*Task to complete:*
The lines from the top of the material through the line with "50, 55, 60];" are to be set down exactly. Leave the pictures out.

*Information shown:*
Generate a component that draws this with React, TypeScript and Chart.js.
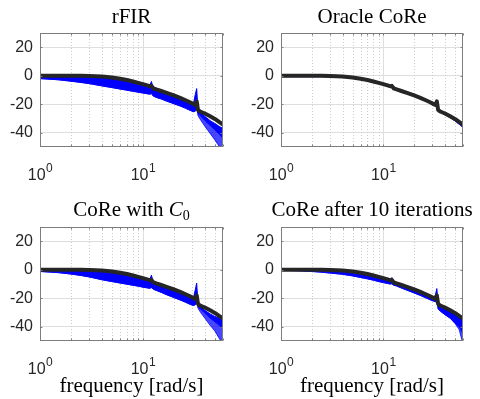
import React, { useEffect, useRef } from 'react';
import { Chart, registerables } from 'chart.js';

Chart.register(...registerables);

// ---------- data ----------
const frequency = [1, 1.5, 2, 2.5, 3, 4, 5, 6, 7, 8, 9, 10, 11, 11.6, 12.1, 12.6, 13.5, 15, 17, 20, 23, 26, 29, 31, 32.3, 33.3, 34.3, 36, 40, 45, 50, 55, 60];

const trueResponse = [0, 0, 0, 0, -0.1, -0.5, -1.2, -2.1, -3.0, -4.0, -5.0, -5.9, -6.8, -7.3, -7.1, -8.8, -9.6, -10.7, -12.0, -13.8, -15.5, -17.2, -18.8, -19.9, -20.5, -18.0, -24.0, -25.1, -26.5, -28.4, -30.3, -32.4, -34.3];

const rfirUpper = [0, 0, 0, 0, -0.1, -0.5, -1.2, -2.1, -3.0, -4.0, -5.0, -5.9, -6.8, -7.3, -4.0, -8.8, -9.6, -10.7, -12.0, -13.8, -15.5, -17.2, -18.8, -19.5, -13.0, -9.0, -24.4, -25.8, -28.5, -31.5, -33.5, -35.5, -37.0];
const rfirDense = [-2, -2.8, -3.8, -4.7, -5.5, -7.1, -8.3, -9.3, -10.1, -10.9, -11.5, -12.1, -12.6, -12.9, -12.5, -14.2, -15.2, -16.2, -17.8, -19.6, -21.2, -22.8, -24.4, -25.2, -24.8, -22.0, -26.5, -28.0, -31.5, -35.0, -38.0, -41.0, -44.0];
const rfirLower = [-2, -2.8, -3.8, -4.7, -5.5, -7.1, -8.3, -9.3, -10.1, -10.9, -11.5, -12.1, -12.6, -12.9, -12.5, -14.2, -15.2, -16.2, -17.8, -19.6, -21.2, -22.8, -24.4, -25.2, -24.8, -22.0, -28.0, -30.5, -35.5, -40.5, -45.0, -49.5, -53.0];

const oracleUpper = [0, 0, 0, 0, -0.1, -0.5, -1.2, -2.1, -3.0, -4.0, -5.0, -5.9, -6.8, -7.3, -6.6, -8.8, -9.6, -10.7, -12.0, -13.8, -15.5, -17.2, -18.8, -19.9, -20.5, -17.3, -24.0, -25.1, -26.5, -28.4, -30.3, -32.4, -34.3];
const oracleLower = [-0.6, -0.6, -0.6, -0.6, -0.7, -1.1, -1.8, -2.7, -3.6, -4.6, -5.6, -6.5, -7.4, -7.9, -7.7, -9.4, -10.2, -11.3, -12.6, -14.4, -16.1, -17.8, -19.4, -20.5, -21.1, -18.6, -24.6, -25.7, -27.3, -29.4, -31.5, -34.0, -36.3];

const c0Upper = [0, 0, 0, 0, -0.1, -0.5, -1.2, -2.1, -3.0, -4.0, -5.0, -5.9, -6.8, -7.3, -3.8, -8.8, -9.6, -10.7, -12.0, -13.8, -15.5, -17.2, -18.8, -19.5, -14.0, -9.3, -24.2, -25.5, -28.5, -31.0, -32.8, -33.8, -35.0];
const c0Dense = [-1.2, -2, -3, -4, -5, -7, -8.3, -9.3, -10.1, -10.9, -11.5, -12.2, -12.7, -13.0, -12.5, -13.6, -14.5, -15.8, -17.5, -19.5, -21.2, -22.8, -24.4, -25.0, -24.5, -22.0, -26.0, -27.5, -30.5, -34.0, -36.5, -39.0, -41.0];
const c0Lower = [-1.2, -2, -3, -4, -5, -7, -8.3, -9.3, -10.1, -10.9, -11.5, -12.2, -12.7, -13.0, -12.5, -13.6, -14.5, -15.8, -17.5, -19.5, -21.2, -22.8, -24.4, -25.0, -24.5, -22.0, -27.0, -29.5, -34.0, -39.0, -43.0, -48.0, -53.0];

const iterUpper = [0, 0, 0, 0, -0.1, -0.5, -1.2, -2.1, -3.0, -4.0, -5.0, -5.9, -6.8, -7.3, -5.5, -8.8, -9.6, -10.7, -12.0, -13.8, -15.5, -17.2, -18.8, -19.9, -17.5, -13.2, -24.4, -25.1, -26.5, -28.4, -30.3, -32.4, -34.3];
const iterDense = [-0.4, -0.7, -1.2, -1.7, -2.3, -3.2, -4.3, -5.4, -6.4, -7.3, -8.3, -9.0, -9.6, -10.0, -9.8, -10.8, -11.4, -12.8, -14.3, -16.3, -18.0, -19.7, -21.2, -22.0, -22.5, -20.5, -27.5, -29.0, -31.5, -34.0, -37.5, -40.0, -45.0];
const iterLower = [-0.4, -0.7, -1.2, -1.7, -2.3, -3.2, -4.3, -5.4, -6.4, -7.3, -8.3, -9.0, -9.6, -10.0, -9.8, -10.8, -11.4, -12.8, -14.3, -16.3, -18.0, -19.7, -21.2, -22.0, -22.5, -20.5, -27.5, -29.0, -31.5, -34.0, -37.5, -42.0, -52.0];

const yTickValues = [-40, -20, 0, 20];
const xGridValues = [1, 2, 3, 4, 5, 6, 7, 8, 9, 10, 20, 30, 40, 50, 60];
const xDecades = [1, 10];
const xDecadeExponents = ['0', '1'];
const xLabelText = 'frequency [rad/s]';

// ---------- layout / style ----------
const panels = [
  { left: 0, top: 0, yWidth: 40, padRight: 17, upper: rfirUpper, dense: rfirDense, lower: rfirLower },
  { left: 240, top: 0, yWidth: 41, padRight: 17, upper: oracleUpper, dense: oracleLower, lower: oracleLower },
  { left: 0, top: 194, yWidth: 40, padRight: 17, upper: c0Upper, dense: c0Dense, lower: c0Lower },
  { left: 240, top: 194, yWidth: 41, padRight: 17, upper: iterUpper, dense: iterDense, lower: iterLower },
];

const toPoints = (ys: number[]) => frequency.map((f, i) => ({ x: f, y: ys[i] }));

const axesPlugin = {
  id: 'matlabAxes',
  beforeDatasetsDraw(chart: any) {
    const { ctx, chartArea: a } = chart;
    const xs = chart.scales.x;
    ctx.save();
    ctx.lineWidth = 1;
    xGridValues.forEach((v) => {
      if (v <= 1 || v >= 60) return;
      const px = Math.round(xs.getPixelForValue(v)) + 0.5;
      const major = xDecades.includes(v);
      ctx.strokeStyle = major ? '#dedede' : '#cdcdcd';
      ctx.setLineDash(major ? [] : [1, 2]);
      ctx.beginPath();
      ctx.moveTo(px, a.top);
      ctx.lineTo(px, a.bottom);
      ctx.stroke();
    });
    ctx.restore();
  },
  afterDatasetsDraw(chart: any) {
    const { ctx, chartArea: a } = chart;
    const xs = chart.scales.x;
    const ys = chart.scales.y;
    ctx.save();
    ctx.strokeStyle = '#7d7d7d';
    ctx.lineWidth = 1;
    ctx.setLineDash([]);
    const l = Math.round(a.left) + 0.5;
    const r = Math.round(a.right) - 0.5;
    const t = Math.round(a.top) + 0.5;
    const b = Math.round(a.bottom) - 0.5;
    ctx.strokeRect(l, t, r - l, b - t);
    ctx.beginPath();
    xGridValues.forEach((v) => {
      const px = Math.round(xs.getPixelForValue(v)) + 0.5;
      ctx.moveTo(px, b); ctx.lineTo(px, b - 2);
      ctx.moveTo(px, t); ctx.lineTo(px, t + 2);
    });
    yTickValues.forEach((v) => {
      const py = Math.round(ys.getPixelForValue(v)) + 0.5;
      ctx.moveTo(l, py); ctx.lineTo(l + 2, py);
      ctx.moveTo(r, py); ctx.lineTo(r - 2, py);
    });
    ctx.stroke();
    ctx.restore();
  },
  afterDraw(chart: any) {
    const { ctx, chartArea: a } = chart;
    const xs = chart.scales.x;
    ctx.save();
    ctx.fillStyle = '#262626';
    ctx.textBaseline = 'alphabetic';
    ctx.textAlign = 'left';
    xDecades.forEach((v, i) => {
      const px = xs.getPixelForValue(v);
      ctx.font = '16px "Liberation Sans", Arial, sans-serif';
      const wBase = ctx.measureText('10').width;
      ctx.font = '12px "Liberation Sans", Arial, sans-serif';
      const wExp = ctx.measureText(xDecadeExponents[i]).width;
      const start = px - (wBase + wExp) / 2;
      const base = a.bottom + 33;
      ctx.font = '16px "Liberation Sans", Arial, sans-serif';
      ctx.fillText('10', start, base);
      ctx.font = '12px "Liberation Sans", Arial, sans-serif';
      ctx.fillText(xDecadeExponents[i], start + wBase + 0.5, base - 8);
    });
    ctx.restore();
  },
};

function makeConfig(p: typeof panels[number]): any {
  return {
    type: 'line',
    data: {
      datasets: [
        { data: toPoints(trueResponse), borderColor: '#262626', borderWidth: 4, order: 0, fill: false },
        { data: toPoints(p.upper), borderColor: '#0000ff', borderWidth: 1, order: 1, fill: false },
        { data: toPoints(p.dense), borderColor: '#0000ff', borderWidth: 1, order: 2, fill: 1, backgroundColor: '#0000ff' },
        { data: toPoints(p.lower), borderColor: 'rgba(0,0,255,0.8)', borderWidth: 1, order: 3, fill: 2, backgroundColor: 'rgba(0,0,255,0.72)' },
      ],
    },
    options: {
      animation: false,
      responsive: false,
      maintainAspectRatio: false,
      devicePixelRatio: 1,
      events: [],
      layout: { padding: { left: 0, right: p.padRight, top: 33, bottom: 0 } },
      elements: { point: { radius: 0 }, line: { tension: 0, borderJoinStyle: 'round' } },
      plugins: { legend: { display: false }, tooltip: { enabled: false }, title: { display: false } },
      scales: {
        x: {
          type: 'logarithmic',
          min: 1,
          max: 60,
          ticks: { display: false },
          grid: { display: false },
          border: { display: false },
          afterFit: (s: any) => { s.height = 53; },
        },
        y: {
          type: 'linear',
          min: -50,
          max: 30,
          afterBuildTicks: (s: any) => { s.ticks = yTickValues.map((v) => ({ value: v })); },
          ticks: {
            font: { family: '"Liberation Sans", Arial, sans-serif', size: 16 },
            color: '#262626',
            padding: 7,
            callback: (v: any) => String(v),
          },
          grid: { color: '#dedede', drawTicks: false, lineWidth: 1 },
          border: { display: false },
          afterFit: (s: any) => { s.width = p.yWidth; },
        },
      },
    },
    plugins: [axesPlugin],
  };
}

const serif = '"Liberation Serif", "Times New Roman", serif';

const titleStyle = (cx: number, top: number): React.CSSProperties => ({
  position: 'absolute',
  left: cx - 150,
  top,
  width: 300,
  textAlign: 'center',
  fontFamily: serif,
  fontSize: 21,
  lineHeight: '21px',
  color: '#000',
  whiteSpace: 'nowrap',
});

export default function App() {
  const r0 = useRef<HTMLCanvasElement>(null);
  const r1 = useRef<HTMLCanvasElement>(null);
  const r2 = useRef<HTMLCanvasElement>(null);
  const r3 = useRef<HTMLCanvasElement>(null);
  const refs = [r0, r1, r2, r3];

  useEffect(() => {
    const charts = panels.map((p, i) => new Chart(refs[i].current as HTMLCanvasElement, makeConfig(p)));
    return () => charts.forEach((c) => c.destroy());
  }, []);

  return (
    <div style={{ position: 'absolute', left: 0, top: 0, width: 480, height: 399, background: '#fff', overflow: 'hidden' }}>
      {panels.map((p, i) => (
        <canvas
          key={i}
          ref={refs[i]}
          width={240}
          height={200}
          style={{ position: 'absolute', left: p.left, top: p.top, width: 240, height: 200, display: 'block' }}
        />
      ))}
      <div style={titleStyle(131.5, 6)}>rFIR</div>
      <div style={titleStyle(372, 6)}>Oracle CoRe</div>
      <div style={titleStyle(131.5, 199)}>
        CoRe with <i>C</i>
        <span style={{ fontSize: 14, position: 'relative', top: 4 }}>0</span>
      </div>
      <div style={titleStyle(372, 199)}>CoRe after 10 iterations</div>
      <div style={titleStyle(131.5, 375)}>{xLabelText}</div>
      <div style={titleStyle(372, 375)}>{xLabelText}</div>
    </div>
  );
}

*Final answer:*
Generate a component that draws this with React, TypeScript and Chart.js.
import React, { useEffect, useRef } from 'react';
import { Chart, registerables } from 'chart.js';

Chart.register(...registerables);

// ---------- data ----------
const frequency = [1, 1.5, 2, 2.5, 3, 4, 5, 6, 7, 8, 9, 10, 11, 11.6, 12.1, 12.6, 13.5, 15, 17, 20, 23, 26, 29, 31, 32.3, 33.3, 34.3, 36, 40, 45, 50, 55, 60];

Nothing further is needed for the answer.